Sandy has been trying to improve her language skills before taking the TOEFLE college entrance exam. The TOEFLE helps measure a student’s ability to use and understand English at the university level. It evaluates how well a student combines listening, reading, speaking and writing skills to perform academic tasks.

Sandy recently paid $1,600 for an eight-week course meant to prepare her for the exam. The course is more advanced than your typical English as a Second Language class, yet Sandy believes she will need to retake the course before applying to college.

With the metro area home to so many immigrants, I did a little research into lower cost options for those wanting to improve their English skills. Turns out that there are quite a few.

Literacy Gwinnett, a program of the non-profit Gwinnett Coalition for Health and Human Services, provides a list of ESL providers.
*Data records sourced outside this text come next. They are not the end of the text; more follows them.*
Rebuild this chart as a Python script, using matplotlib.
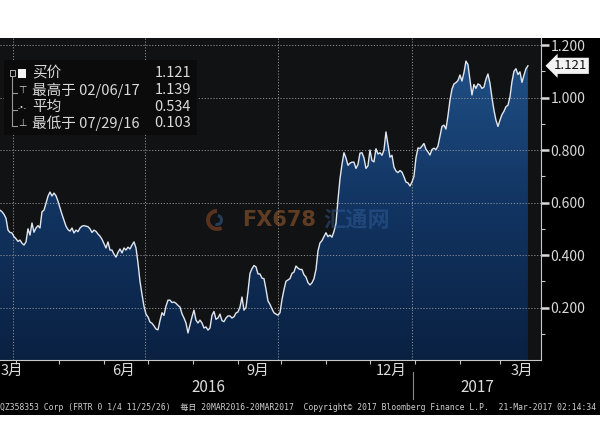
import numpy as np
import pandas as pd
import matplotlib
matplotlib.use("Agg")
import matplotlib.pyplot as plt
import matplotlib.dates as mdates
from matplotlib.patches import Rectangle, Wedge
from matplotlib.colors import LinearSegmentedColormap

plt.rcParams['font.family'] = ['Noto Sans CJK SC', 'DejaVu Sans']

# data: daily bid of QZ358353 Corp, 20MAR2016 - 20MAR2017
start, end = "2016-03-21", "2017-03-20"
bid = [
    0.571, 0.565, 0.555, 0.540, 0.495, 0.486, 0.484, 0.470, 0.462, 0.452,
    0.457, 0.445, 0.438, 0.450, 0.500, 0.476, 0.522, 0.487, 0.503, 0.512,
    0.503, 0.565, 0.571, 0.598, 0.624, 0.640, 0.625, 0.636, 0.626, 0.605,
    0.580, 0.555, 0.533, 0.510, 0.497, 0.491, 0.503, 0.484, 0.495, 0.489,
    0.503, 0.510, 0.512, 0.510, 0.508, 0.500, 0.486, 0.495, 0.490, 0.480,
    0.472, 0.460, 0.443, 0.427, 0.450, 0.419, 0.419, 0.403, 0.392, 0.410,
    0.423, 0.408, 0.427, 0.419, 0.430, 0.423, 0.438, 0.450, 0.427, 0.370,
    0.300, 0.250, 0.205, 0.175, 0.164, 0.145, 0.140, 0.130, 0.118, 0.115,
    0.150, 0.180, 0.170, 0.205, 0.228, 0.228, 0.219, 0.221, 0.216, 0.208,
    0.202, 0.176, 0.160, 0.141, 0.103, 0.133, 0.164, 0.190, 0.152, 0.141,
    0.152, 0.141, 0.122, 0.126, 0.114, 0.122, 0.170, 0.185, 0.155, 0.160,
    0.175, 0.150, 0.146, 0.160, 0.168, 0.168, 0.160, 0.165, 0.179, 0.183,
    0.202, 0.240, 0.190, 0.200, 0.260, 0.330, 0.348, 0.360, 0.355, 0.328,
    0.328, 0.312, 0.310, 0.270, 0.225, 0.212, 0.195, 0.180, 0.175, 0.171,
    0.180, 0.230, 0.268, 0.300, 0.305, 0.310, 0.330, 0.335, 0.358, 0.350,
    0.345, 0.345, 0.325, 0.316, 0.295, 0.286, 0.294, 0.310, 0.345, 0.415,
    0.446, 0.455, 0.470, 0.485, 0.470, 0.476, 0.468, 0.490, 0.520, 0.610,
    0.690, 0.745, 0.790, 0.770, 0.742, 0.750, 0.754, 0.754, 0.730, 0.745,
    0.788, 0.790, 0.770, 0.730, 0.740, 0.800, 0.760, 0.755, 0.805, 0.785,
    0.790, 0.780, 0.800, 0.869, 0.820, 0.773, 0.780, 0.735, 0.720, 0.714,
    0.722, 0.716, 0.698, 0.678, 0.675, 0.663, 0.678, 0.700, 0.770, 0.808,
    0.806, 0.815, 0.825, 0.803, 0.793, 0.781, 0.802, 0.807, 0.802, 0.815,
    0.853, 0.890, 0.895, 0.880, 0.930, 0.990, 1.032, 1.052, 1.057, 1.065,
    1.086, 1.063, 1.095, 1.139, 1.126, 1.067, 1.010, 1.050, 1.035, 1.052,
    1.048, 1.035, 1.040, 1.070, 1.090, 1.055, 1.000, 0.952, 0.914, 0.890,
    0.914, 0.935, 0.948, 0.965, 0.971, 1.002, 1.060, 1.100, 1.110, 1.088,
    1.098, 1.058, 1.085, 1.110, 1.121,
]
last_val, high_val, avg_val, low_val = 1.121, 1.139, 0.534, 0.103
high_date, low_date = "02/06/17", "07/29/16"
y_ticks = [0.2, 0.4, 0.6, 0.8, 1.0, 1.2]
quarter_starts = ["2016-03-30", "2016-06-29", "2016-09-29", "2016-12-30"]
month_labels = ["3月", "6月", "9月", "12月", "3月"]
month_dates = ["2016-03-29", "2016-06-14", "2016-09-15", "2016-12-16", "2017-03-16"]
years = ["2016", "2017"]
footer = ("QZ358353 Corp (FRTR 0 1/4 11/25/26)  每日 20MAR2016-20MAR2017  "
          "Copyright© 2017 Bloomberg Finance L.P.  21-Mar-2017 02:14:34")

dates = pd.date_range(start, end, periods=len(bid))
W, H = 600, 441


def fx(x):
    return x / W


def fy(y):
    return 1 - y / H


fig = plt.figure(figsize=(6, 4.41), dpi=100, facecolor="white")
fig.patches.append(Rectangle((0, fy(415)), 1, fy(38) - fy(415), transform=fig.transFigure,
                             facecolor="black", edgecolor="none", zorder=-1))

ax = fig.add_axes([0, fy(360), fx(541), fy(38) - fy(360)])
ax.set_facecolor("#111214")
xmin, xmax = pd.Timestamp("2016-03-21"), pd.Timestamp("2017-03-29")
ax.set_xlim(xmin, xmax)
ax.set_ylim(0, 1.227)

# gradient fill under the line
poly = ax.fill_between(dates, bid, 0, color="none", lw=0)
cmap = LinearSegmentedColormap.from_list("b", ["#0a2142", "#123563", "#22548c"])
grad = np.linspace(0, 1, 256).reshape(-1, 1)
im = ax.imshow(grad, cmap=cmap, origin="lower", aspect="auto",
               extent=[mdates.date2num(xmin), mdates.date2num(xmax), 0, 1.227], zorder=1)
im.set_clip_path(poly.get_paths()[0], transform=ax.transData)
ax.plot(dates, bid, color="#e2e6ee", lw=1.0, zorder=4)

# grid
for y in y_ticks:
    ax.axhline(y, color="#8a8e96", lw=0.7, ls=(0, (1.2, 1.8)), zorder=3)
for d in quarter_starts:
    ax.axvline(pd.Timestamp(d), color="#8a8e96", lw=0.7, ls=(0, (1.2, 1.8)), zorder=3)

# axes styling
for s in ["top", "left"]:
    ax.spines[s].set_visible(False)
ax.spines["right"].set_color("#c8c8c8")
ax.spines["bottom"].set_color("#c8c8c8")
ax.yaxis.tick_right()
ax.set_yticks(y_ticks)
ax.set_yticklabels(["%.3f" % v for v in y_ticks])
ax.set_yticks(np.arange(0.1, 1.21, 0.2), minor=True)
ax.tick_params(axis="y", which="major", colors="#d8d8d8", labelsize=10, length=6, width=1.8,
               pad=1)
ax.tick_params(axis="y", which="minor", colors="#c8c8c8", length=3, width=0.8)
ax.xaxis.set_major_locator(mdates.MonthLocator())
ax.xaxis.set_major_formatter(plt.NullFormatter())
ax.tick_params(axis="x", colors="#c8c8c8", length=3, width=0.8)

for lab, d in zip(month_labels, month_dates):
    ax.text(pd.Timestamp(d), -0.012, lab, transform=ax.get_xaxis_transform(),
            ha="center", va="top", color="#dcdcdc", fontsize=10.5)

# year labels and separator
fig.text(fx(208), fy(388), years[0], ha="center", va="center", color="#dcdcdc", fontsize=11)
fig.text(fx(477), fy(388), years[1], ha="center", va="center", color="#dcdcdc", fontsize=11)
fig.add_artist(plt.Line2D([fx(413), fx(413)], [fy(372), fy(399)], color="#8a8a8a", lw=0.8))

fig.text(fx(0), fy(408), footer, ha="left", va="center", color="#d0d0d0", fontsize=5.75,
         family=["DejaVu Sans Mono", "Noto Sans CJK SC"])

# last value tag
ax.annotate("%.3f" % last_val, xy=(1, last_val), xycoords=("axes fraction", "data"),
            xytext=(554, 0), textcoords=("figure pixels", "offset points"),
            ha="left", va="center", fontsize=9.5, color="#111111",
            bbox=dict(boxstyle="larrow,pad=0.12", fc="#f2f2f2", ec="none"),
            annotation_clip=False)

# legend box
fig.patches.append(Rectangle((fx(4), fy(135)), fx(193), fy(60) - fy(135), transform=fig.transFigure,
                             facecolor="#0b0b0c", edgecolor="none", zorder=5))
rows = [("买价", "", "%.3f" % last_val),
        ("最高于", high_date, "%.3f" % high_val),
        ("平均", "", "%.3f" % avg_val),
        ("最低于", low_date, "%.3f" % low_val)]
row_y = [73, 90, 107, 123]
for (name, d, v), y in zip(rows, row_y):
    fig.text(fx(32), fy(y), name + (" " + d if d else ""), ha="left", va="center",
             color="#dadada", fontsize=10.5, zorder=6)
    fig.text(fx(191), fy(y), v, ha="right", va="center", color="#dadada", fontsize=10.5, zorder=6)
# tree bracket and icons
fig.add_artist(plt.Line2D([fx(12), fx(12)], [fy(77), fy(126)], color="#9a9a9a", lw=0.8, zorder=6))
for y in row_y[1:]:
    fig.add_artist(plt.Line2D([fx(12), fx(17)], [fy(y + 3), fy(y + 3)], color="#9a9a9a", lw=0.8, zorder=6))
fig.patches.append(Rectangle((fx(9.5), fy(76)), fx(5), fy(70) - fy(76), transform=fig.transFigure,
                             facecolor="none", edgecolor="#b0b0b0", lw=0.7, zorder=6))
fig.patches.append(Rectangle((fx(18), fy(78)), fx(8), fy(69) - fy(78), transform=fig.transFigure,
                             facecolor="#f4f4f4", edgecolor="none", zorder=6))
fig.text(fx(22), fy(90), "⊤", ha="center", va="center", color="#cfcfcf", fontsize=7, zorder=6,
         family="DejaVu Sans")
fig.text(fx(22), fy(107), "-•-", ha="center", va="center", color="#cfcfcf", fontsize=5, zorder=6,
         family="DejaVu Sans")
fig.text(fx(22), fy(123), "⊥", ha="center", va="center", color="#cfcfcf", fontsize=7, zorder=6,
         family="DejaVu Sans")

# watermark
fig.patches.append(Wedge((217, 441 - 220), 11, 90, 300, width=4, transform=None,
                         facecolor="#a0502a", alpha=0.5, zorder=5))
fig.patches.append(Wedge((217, 441 - 220), 6, 250, 80, width=3, transform=None,
                         facecolor="#3d6aa0", alpha=0.5, zorder=5))
fig.text(fx(242), fy(220), "FX678", ha="left", va="center", color="#a0602e", alpha=0.55,
         fontsize=15, fontweight="bold", family="DejaVu Sans", zorder=5)
fig.text(fx(323), fy(220), "汇通网", ha="left", va="center", color="#3a6aa8", alpha=0.4,
         fontsize=16, fontweight="bold", zorder=5)

fig.savefig("out.png", dpi=100, facecolor="white")
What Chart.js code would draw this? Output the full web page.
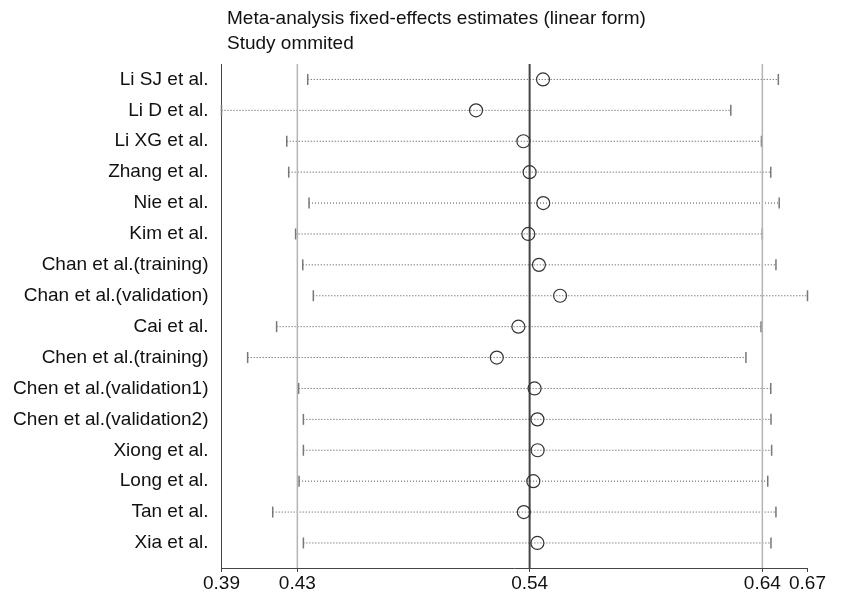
<!DOCTYPE html>
<html>
<head>
<meta charset="utf-8">
<script src="https://cdn.jsdelivr.net/npm/chart.js@4/dist/chart.umd.min.js"></script>
<style>
  html, body { margin: 0; padding: 0; background: #fff; }
  canvas { display: block; }
</style>
</head>
<body>
<canvas id="chart-influence" width="846" height="596"></canvas>
<script>
const studies = ['Li SJ et al.', 'Li D et al.', 'Li XG et al.', 'Zhang et al.', 'Nie et al.', 'Kim et al.',
    'Chan et al.(training)', 'Chan et al.(validation)', 'Cai et al.', 'Chen et al.(training)',
    'Chen et al.(validation1)', 'Chen et al.(validation2)', 'Xiong et al.', 'Long et al.', 'Tan et al.', 'Xia et al.'];
const estimates = [0.5432, 0.5122, 0.5341, 0.5370, 0.5433, 0.5364, 0.5413, 0.5511,
    0.5318, 0.5218, 0.5393, 0.5406, 0.5407, 0.5387, 0.5343, 0.5406];
const lowerCI = [0.4343, 0.3944, 0.4246, 0.4255, 0.4349, 0.4287, 0.4320, 0.4369,
    0.4199, 0.4065, 0.4301, 0.4323, 0.4323, 0.4303, 0.4181, 0.4323];
const upperCI = [0.6521, 0.6301, 0.6443, 0.6486, 0.6525, 0.6447, 0.6510, 0.6656,
    0.6441, 0.6371, 0.6486, 0.6487, 0.6490, 0.6472, 0.6510, 0.6487];
// overall fixed-effects estimate: lower CI, estimate, upper CI
const overall = [0.4295, 0.5370, 0.6447];
const tickValues = [0.3944, 0.4295, 0.5370, 0.6447, 0.6656];
const tickLabels = ['0.39', '0.43', '0.54', '0.64', '0.67'];
const titleLines = ['Meta-analysis fixed-effects estimates (linear form)', 'Study ommited'];

const xMin = 0.3944, xMax = 0.6656;
const yMin = 0.5, yMax = 16.81;

Chart.defaults.font.family = "'Liberation Sans', Arial, Helvetica, sans-serif";
Chart.defaults.font.size = 19;
Chart.defaults.color = '#111';

const datasets = [];

// overall estimate and its CI, vertical lines
overall.forEach(function (v, i) {
    datasets.push({
        type: 'line',
        data: [{x: v, y: yMin}, {x: v, y: yMax}],
        borderColor: i == 1 ? '#444' : '#b4b4b4',
        borderWidth: i == 1 ? 2 : 1.5,
        pointRadius: 0,
        clip: false
    });
});

// one dotted line per omitted study, with end caps
studies.forEach(function (s, i) {
    datasets.push({
        type: 'line',
        data: [{x: lowerCI[i], y: i + 1}, {x: upperCI[i], y: i + 1}],
        borderColor: '#4a4a4a',
        borderWidth: 1,
        borderDash: [1, 2],
        pointStyle: 'line',
        pointRotation: 90,
        pointRadius: 5.5,
        pointBorderColor: '#777',
        pointBorderWidth: 1.5,
        clip: false
    });
});

datasets.unshift({
    type: 'scatter',
    data: estimates.map(function (v, i) { return {x: v, y: i + 1}; }),
    pointStyle: 'circle',
    pointRadius: 6.5,
    pointBorderWidth: 1.2,
    pointBorderColor: '#333',
    pointBackgroundColor: 'rgba(0,0,0,0)',
    clip: false
});

const titlePlugin = {
    id: 'stataTitle',
    afterDraw: function (chart) {
        const ctx = chart.ctx;
        ctx.save();
        ctx.fillStyle = '#111';
        ctx.font = "19px 'Liberation Sans', Arial, sans-serif";
        ctx.textAlign = 'left';
        ctx.textBaseline = 'alphabetic';
        ctx.fillText(titleLines[0], 227, 24);
        ctx.fillText(titleLines[1], 227, 49);
        ctx.restore();
    }
};

new Chart(document.getElementById('chart-influence'), {
    type: 'scatter',
    data: {datasets: datasets},
    plugins: [titlePlugin],
    options: {
        responsive: false,
        animation: false,
        events: [],
        layout: {
            padding: {top: 64, right: 38.5, bottom: 0, left: 0}
        },
        plugins: {
            legend: {display: false},
            tooltip: {enabled: false},
            title: {display: false}
        },
        scales: {
            x: {
                type: 'linear',
                min: xMin,
                max: xMax,
                afterBuildTicks: function (scale) {
                    scale.ticks = tickValues.map(function (v) { return {value: v}; });
                },
                afterFit: function (scale) {
                    scale.height = 28;
                },
                ticks: {
                    autoSkip: false,
                    maxRotation: 0,
                    padding: 0,
                    callback: function (value, index) {
                        return tickLabels[index];
                    }
                },
                grid: {
                    display: true,
                    drawOnChartArea: false,
                    drawTicks: true,
                    tickLength: 4,
                    color: '#444'
                },
                border: {display: true, color: '#444', width: 1}
            },
            y: {
                type: 'linear',
                reverse: true,
                min: yMin,
                max: yMax,
                afterBuildTicks: function (scale) {
                    scale.ticks = studies.map(function (s, i) { return {value: i + 1}; });
                },
                afterFit: function (scale) {
                    scale.width = 221.5;
                },
                ticks: {
                    autoSkip: false,
                    padding: 13,
                    callback: function (value) {
                        return studies[Math.round(value) - 1];
                    }
                },
                grid: {display: false, drawTicks: false},
                border: {display: true, color: '#444', width: 1}
            }
        }
    }
});
</script>
</body>
</html>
Many, like those offered through local churches, are free.

But the need for instruction at different levels is key to academic and professional success. Our widely-diverse population arrives with different English skill sets, said Ellen Gerstein, the coalition’s executive director. “Yet these families all have the same aspirations for their children — to attend college and become financially independent.”

Gwinnett School Board of Education Member Louise Radloff is equally passionate about this topic. She helped found Interlocking Communities, which partners with Gwinnett County Public Schools to help students and parents obtain the knowledge and skills needed to continue their educations at the post-secondary level and/or enter the workplace. They offer free weekly English Language Learner classes focusing on classroom skills and provide fourth and fifth graders a free Academic Assist program to help students achieve or maintain grade-level status.

If these classes don’t meet a student’s needs, Gwinnett Technical College also provides free ESL classes at all levels. Gwinnett Tech’s eight-week TOEFEL classes are remarkably less expensive from $255 to $495. There is no registration or testing fee and only government-funded, free classes require documentation.